>> begin

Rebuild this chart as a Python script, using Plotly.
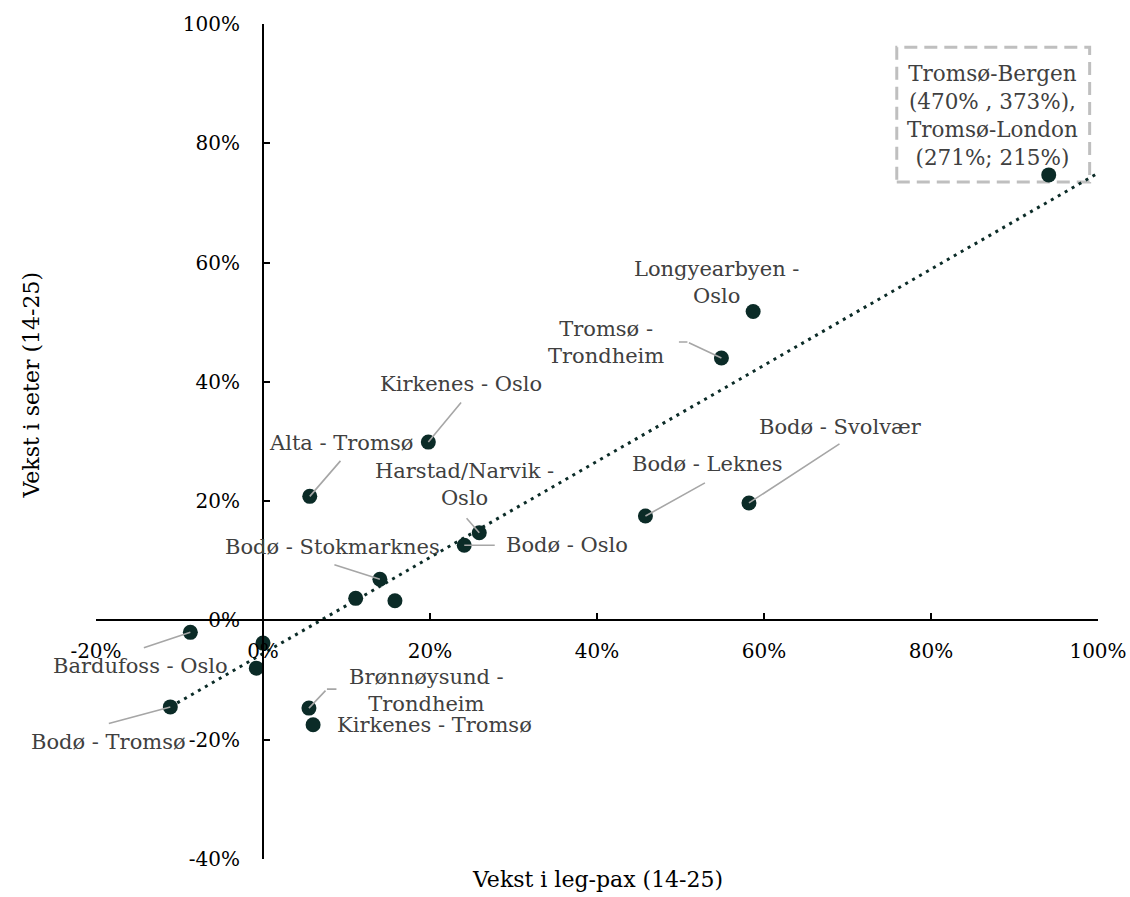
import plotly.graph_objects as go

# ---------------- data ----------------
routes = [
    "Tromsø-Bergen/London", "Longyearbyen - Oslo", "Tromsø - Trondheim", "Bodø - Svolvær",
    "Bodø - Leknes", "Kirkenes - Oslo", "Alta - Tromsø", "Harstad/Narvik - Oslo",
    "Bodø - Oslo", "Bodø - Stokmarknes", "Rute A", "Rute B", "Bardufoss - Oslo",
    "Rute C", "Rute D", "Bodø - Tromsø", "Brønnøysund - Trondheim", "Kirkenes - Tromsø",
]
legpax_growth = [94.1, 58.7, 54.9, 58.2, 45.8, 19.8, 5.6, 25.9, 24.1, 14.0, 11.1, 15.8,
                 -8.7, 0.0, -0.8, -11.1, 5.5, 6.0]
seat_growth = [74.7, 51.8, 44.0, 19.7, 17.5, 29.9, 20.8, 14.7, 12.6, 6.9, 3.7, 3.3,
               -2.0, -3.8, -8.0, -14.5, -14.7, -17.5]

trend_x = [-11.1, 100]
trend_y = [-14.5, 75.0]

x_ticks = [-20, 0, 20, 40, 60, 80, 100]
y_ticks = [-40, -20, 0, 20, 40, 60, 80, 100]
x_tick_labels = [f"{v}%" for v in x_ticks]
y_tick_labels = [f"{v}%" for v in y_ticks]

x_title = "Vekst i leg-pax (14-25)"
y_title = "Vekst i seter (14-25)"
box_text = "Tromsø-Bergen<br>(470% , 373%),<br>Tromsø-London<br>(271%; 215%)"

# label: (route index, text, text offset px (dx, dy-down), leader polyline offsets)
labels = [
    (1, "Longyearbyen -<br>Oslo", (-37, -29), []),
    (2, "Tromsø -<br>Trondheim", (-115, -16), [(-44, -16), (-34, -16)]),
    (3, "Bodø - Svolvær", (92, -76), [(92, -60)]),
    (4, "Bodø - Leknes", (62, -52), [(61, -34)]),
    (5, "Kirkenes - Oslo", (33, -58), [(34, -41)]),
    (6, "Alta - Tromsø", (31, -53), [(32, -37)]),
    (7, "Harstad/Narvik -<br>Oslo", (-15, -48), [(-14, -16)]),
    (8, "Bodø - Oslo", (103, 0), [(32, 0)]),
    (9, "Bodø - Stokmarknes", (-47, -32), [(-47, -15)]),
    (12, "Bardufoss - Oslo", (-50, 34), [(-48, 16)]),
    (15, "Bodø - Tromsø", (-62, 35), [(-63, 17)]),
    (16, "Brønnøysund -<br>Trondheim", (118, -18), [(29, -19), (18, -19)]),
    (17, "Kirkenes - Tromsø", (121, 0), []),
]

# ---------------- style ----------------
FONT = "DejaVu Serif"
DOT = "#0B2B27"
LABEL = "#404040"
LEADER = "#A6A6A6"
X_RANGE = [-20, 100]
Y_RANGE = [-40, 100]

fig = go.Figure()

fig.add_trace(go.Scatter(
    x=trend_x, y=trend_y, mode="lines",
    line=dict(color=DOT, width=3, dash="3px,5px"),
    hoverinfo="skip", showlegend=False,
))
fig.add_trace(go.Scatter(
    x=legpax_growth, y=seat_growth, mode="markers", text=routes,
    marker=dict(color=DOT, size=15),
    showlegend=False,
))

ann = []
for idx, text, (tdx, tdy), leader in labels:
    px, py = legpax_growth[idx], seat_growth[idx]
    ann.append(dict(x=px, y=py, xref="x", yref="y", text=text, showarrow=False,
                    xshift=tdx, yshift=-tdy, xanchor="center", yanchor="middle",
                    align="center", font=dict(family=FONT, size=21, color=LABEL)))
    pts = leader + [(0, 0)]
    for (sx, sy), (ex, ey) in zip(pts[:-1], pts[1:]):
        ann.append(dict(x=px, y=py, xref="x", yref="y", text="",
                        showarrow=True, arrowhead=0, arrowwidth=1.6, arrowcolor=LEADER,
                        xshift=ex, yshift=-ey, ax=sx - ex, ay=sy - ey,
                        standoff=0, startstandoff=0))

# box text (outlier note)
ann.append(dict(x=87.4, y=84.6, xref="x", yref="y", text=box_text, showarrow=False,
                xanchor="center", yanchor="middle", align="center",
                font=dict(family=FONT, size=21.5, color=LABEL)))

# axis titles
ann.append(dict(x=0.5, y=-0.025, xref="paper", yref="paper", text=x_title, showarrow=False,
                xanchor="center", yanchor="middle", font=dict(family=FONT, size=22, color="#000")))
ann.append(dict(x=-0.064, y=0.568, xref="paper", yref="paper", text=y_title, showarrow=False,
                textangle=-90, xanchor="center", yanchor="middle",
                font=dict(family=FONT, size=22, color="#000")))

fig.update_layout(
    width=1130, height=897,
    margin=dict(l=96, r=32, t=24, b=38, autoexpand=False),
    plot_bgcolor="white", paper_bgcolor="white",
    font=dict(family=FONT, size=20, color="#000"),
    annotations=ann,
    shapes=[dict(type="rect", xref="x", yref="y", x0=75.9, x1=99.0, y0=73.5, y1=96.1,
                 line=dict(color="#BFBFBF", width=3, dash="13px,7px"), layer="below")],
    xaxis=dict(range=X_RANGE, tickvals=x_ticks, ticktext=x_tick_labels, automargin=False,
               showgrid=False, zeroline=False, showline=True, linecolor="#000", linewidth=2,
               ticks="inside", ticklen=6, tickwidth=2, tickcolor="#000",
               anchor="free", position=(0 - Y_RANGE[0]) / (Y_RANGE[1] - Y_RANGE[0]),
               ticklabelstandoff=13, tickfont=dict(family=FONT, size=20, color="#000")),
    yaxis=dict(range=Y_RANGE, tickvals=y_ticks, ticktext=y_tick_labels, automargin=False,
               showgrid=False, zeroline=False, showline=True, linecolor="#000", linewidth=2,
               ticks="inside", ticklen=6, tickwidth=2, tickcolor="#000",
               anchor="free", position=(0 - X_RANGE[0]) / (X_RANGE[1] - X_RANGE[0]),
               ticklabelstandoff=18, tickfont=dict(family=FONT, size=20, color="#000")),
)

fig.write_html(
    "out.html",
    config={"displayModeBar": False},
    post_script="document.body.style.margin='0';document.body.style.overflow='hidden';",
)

>> end

Print, exactly as written, the lines above from the first one to the one containing "import plotly.graph_objects as go". Leave out pictures.

Rebuild this chart as a Python script, using Plotly.
import plotly.graph_objects as go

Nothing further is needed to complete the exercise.